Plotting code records
──────────────────────────────

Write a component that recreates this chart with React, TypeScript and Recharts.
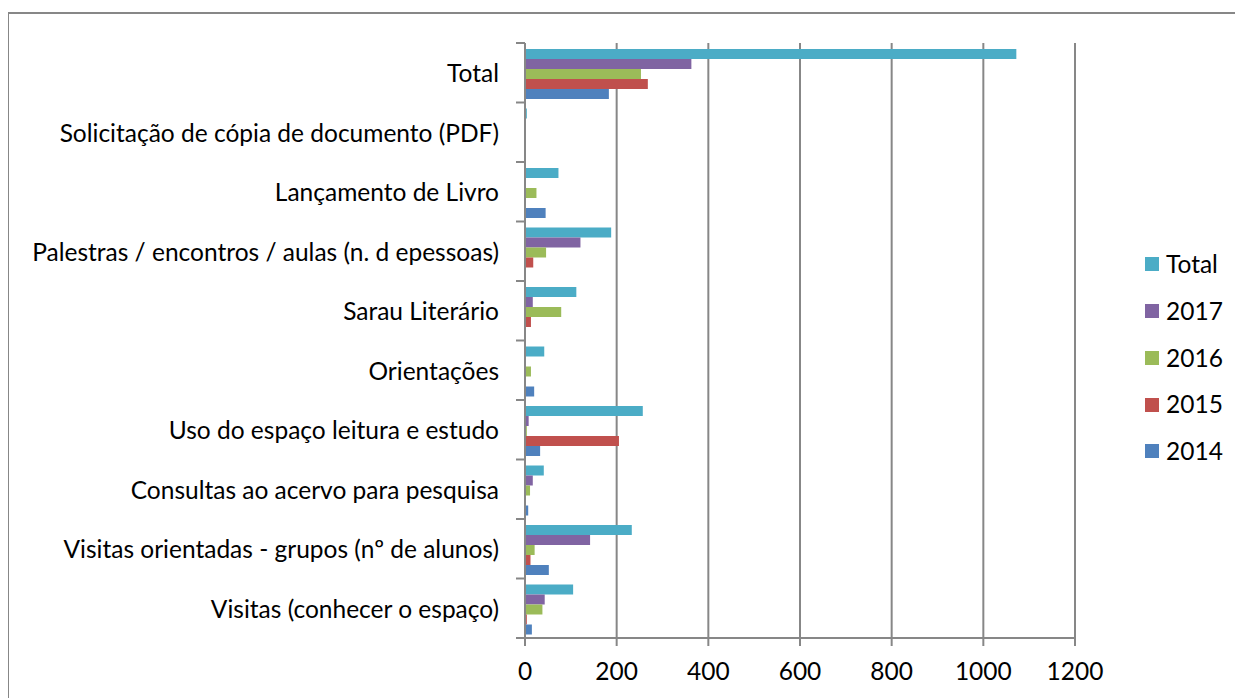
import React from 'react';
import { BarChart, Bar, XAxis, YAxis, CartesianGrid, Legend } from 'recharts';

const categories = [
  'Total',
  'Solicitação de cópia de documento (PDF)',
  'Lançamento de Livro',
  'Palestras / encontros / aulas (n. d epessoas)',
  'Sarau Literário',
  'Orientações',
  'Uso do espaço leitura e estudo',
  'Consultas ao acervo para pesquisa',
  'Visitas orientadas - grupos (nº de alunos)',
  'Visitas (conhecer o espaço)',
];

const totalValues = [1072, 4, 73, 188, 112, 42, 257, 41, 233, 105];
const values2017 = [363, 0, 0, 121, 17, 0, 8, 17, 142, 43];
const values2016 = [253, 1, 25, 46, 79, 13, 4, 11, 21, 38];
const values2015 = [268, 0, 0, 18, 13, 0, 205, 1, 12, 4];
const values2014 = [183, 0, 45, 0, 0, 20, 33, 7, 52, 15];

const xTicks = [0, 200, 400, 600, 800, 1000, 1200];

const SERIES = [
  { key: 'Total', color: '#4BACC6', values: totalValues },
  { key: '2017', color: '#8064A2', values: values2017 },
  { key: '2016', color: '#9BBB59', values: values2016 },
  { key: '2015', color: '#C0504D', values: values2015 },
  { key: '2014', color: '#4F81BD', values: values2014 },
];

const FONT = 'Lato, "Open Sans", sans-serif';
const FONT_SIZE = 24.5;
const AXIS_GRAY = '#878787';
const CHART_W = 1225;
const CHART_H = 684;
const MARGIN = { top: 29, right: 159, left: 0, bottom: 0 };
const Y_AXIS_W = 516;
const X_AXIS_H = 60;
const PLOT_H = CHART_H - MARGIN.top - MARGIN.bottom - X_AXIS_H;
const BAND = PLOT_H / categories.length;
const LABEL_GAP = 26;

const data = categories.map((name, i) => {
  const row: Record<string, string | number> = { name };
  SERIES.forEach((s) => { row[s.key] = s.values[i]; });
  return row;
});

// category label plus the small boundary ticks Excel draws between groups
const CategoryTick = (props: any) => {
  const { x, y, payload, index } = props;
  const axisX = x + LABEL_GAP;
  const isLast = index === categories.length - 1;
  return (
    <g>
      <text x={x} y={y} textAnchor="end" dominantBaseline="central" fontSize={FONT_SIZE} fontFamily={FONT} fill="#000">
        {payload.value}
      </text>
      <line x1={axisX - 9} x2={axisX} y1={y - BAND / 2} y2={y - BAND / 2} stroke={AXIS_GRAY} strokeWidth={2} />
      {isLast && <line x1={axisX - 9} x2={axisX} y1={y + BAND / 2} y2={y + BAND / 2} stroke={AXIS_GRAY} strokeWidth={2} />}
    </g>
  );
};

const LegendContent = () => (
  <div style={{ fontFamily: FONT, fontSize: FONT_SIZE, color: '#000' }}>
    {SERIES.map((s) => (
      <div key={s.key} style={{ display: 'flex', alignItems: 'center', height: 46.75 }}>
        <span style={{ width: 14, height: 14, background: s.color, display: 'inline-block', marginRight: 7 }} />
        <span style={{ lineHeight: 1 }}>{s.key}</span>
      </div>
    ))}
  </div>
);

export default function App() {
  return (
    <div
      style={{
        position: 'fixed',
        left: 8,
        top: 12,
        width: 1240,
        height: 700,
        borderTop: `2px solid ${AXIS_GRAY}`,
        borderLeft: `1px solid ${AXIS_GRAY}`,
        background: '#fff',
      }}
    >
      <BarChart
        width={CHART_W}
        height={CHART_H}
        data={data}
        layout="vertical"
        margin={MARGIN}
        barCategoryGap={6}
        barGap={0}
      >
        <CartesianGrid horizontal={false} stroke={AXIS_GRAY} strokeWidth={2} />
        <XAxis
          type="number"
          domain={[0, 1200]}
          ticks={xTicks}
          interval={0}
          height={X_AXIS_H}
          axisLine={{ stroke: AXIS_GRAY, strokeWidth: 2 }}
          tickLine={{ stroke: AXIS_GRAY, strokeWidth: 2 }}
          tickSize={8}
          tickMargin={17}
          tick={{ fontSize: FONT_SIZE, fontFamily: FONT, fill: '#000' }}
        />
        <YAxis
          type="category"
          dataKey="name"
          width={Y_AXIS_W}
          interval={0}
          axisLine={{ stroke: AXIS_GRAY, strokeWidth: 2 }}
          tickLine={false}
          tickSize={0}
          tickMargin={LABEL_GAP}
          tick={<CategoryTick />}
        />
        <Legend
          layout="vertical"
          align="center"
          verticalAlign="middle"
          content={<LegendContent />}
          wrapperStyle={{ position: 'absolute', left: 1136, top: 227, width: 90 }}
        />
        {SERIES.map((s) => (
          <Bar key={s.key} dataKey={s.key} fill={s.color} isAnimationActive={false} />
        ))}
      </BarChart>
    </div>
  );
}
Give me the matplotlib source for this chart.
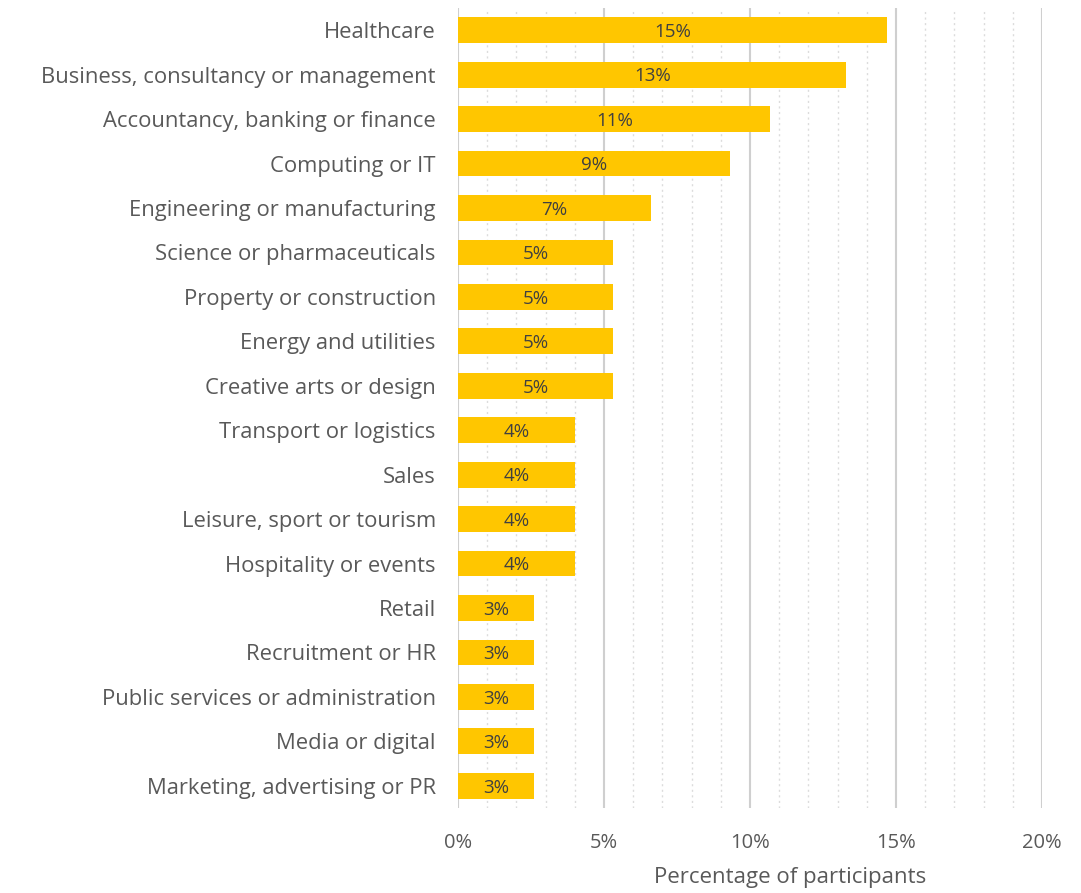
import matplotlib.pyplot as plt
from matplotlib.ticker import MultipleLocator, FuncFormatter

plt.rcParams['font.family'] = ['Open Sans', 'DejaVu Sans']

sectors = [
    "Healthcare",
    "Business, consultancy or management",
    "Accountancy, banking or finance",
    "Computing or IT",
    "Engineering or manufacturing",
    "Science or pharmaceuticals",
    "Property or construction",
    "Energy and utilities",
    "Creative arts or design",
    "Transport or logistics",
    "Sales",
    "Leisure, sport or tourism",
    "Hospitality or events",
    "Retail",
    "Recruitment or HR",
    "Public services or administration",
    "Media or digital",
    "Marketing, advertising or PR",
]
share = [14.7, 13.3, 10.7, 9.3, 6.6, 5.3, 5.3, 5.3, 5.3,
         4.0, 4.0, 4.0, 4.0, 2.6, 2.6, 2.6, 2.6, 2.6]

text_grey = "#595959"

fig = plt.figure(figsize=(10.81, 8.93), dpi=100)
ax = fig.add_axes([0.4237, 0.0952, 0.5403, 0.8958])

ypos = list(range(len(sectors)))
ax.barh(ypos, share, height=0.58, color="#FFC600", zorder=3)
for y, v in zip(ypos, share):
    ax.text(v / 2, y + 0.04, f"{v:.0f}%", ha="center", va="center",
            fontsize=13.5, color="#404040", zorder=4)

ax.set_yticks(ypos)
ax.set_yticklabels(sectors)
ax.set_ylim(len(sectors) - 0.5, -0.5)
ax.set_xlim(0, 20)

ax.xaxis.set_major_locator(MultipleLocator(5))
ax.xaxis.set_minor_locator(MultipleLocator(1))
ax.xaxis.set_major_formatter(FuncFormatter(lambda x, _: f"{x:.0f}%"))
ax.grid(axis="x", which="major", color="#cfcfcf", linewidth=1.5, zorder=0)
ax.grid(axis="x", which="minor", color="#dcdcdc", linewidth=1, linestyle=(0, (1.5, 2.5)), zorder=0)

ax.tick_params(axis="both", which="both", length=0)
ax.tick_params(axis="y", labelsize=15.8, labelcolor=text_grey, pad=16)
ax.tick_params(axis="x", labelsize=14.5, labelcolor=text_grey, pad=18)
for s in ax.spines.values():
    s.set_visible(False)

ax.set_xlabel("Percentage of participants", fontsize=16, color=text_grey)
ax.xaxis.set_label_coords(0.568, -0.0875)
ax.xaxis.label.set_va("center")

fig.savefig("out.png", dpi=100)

──────────────────────────────

Pictures stay out. Print the data exactly, from its first line through the line containing "YAxis, CartesianGrid, Legend".

- Task result:
Write a component that recreates this chart with React, TypeScript and Recharts.
import React from 'react';
import { BarChart, Bar, XAxis, YAxis, CartesianGrid, Legend } from 'recharts';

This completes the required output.